Whereas ordinary distillation deals with the separation of miscible liquids, e.g. water, ethanol, methanol, etc., steam distillation deals with the separation of immiscible or partially miscible liquids, e.g. oil and water. When two immiscible liquids are heated, each exerts its own vapour pressure independently of the other. When the sum of the vapour pressures of the two liquids becomes equal to the atmospheric pressure, the two distil over together, and the temperature of distillation and the composition of the distilate remain constant until one of the liquids is entirely evaporated.
An example of how steam distillation works will be given, drawn from the literature, using water and chlorobenzene as the two liquids.
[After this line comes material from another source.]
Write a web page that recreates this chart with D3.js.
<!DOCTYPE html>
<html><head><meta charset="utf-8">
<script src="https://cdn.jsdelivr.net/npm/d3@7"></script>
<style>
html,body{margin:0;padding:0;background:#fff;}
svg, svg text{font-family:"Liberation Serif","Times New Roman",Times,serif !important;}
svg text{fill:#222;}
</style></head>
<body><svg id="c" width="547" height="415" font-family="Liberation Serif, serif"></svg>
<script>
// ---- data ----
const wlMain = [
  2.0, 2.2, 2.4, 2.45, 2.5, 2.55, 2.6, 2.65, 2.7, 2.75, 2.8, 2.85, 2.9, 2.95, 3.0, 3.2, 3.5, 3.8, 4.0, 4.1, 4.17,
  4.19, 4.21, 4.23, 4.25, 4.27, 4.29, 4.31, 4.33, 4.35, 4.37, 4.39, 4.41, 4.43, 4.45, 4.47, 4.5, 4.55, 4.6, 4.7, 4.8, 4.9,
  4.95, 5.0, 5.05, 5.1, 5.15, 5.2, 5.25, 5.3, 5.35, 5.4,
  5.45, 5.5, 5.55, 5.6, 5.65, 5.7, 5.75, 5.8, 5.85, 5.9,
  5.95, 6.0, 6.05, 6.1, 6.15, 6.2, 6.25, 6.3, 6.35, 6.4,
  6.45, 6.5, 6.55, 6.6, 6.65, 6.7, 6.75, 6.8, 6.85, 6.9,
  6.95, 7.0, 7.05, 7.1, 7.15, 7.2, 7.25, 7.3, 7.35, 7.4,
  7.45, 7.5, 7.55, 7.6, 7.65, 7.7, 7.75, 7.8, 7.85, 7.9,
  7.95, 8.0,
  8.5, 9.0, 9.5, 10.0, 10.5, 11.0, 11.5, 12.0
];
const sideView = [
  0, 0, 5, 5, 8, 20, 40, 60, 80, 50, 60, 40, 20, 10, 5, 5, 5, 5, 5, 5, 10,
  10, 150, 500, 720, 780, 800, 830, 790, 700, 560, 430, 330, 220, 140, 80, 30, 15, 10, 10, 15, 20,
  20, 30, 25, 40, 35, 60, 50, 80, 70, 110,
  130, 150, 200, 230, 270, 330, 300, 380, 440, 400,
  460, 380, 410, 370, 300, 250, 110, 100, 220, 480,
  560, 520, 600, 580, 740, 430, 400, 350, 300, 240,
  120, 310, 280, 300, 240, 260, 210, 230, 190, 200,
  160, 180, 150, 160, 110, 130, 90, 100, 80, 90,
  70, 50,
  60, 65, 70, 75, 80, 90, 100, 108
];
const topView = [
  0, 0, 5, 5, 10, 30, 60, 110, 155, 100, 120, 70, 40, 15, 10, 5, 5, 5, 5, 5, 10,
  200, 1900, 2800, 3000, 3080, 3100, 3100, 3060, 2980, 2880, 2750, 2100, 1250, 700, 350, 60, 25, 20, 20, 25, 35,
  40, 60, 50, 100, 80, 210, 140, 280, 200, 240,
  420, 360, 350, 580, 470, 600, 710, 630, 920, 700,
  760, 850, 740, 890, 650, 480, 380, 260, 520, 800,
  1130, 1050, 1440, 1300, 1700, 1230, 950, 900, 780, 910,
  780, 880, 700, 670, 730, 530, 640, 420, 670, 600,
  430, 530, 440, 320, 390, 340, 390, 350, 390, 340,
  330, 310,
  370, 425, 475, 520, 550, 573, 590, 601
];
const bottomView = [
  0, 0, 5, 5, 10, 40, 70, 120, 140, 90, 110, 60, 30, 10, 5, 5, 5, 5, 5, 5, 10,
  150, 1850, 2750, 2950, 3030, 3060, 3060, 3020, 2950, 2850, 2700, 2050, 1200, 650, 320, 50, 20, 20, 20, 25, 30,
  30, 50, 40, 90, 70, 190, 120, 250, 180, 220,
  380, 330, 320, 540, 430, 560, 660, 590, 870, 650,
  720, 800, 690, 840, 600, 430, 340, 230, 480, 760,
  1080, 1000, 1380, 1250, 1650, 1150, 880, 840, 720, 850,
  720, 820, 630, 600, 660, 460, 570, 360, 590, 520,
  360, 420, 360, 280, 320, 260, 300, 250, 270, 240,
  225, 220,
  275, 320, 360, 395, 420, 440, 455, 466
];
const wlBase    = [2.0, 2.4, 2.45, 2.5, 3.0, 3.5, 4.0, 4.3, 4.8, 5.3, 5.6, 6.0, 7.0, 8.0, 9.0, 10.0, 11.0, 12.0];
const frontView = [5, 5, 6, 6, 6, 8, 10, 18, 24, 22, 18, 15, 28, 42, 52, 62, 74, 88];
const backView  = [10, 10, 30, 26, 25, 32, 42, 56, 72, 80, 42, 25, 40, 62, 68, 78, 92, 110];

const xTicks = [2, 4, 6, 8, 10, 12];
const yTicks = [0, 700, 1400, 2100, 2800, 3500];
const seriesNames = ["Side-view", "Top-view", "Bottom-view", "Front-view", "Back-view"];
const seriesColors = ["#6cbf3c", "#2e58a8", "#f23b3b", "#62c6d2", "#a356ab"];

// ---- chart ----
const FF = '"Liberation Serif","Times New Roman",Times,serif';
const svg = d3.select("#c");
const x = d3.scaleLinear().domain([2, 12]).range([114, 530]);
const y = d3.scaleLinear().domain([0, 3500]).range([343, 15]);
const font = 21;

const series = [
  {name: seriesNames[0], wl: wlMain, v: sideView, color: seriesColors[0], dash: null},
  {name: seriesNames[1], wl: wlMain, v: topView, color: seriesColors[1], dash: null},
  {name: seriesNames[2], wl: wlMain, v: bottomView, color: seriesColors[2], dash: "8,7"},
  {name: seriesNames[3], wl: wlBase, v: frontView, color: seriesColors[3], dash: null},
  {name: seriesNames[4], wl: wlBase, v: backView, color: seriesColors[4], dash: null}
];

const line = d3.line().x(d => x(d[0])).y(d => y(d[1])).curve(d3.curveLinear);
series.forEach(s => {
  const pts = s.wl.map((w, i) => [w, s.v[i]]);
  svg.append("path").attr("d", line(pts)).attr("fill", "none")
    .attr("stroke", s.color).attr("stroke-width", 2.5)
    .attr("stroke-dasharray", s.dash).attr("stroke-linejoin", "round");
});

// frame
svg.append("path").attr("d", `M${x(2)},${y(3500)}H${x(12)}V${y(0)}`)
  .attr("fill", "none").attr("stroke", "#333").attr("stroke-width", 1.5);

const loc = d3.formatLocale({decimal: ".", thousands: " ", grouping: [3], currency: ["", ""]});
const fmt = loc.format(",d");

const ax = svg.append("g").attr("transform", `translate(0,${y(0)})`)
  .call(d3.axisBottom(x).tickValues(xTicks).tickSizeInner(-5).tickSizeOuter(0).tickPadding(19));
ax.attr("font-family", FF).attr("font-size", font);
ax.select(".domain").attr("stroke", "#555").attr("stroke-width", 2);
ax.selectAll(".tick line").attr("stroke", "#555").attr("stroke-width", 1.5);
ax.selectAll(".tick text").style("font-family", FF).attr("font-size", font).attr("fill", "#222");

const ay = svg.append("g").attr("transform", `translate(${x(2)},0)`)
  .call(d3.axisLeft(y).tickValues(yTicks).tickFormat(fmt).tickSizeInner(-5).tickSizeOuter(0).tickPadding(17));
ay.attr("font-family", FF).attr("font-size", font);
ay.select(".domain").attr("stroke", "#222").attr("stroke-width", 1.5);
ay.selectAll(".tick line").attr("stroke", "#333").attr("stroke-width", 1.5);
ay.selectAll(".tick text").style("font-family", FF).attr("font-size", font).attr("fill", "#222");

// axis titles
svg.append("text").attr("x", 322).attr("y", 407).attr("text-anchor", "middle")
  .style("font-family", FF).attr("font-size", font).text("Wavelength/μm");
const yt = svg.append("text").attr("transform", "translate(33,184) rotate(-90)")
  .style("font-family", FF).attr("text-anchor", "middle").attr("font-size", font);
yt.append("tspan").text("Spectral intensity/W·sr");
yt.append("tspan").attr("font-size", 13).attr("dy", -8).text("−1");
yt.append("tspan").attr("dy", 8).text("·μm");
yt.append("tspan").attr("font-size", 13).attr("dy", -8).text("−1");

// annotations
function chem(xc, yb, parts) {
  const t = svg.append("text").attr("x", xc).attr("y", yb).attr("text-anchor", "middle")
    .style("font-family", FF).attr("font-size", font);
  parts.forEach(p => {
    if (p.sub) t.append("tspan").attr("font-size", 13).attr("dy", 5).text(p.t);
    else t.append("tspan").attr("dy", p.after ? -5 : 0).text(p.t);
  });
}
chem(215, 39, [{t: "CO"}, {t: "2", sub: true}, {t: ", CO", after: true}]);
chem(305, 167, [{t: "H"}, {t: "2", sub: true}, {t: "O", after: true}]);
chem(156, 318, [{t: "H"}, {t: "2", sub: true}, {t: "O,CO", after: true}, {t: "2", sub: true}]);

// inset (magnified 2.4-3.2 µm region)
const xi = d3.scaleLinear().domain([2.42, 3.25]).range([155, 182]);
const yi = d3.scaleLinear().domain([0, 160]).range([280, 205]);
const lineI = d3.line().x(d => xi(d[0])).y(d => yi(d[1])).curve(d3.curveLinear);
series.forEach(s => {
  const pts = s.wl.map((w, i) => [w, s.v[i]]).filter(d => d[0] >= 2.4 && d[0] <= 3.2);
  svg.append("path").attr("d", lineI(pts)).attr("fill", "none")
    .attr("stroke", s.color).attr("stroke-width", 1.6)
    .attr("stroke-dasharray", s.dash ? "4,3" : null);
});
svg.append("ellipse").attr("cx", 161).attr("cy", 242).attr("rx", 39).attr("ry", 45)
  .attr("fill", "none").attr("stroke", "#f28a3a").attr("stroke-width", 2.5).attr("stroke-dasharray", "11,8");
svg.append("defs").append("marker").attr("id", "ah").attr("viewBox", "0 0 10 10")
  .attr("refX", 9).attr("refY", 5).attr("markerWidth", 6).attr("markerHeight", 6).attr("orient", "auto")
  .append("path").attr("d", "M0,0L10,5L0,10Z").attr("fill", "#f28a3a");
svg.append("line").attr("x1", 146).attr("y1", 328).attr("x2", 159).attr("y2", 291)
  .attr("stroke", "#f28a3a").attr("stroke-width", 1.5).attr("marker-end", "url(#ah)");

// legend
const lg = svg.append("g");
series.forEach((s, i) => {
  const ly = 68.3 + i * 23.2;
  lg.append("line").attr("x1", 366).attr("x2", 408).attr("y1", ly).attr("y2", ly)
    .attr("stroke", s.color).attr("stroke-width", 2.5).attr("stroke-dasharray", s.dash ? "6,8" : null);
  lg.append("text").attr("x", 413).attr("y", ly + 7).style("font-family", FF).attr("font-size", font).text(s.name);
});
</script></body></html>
A mixture of these two liquids was distilled when the atmospheric pressure was 740.2 mm of mercury. The mixture boiled at 90.3° C. At this temperature the vapour pressure of water is 530.1 mm Hg while that of chlorobenzene is 210.1 mm, making a total of 740.2 mm. Chlorobenzene has a boiling point of 132° C., yet when distilled with steam at a temperature 42° C. lower, the distilate contained over 70% of the organic compound.
Another example is aniline and water. Under the standard atmospheric pressure of 760 mm Hg a mixture of these two liquids boiled and distilled over at 98.5° C., at this temperature the vapour pressures of aniline and water being 43 mm and 717 mm respectively, for a total of 760 mm.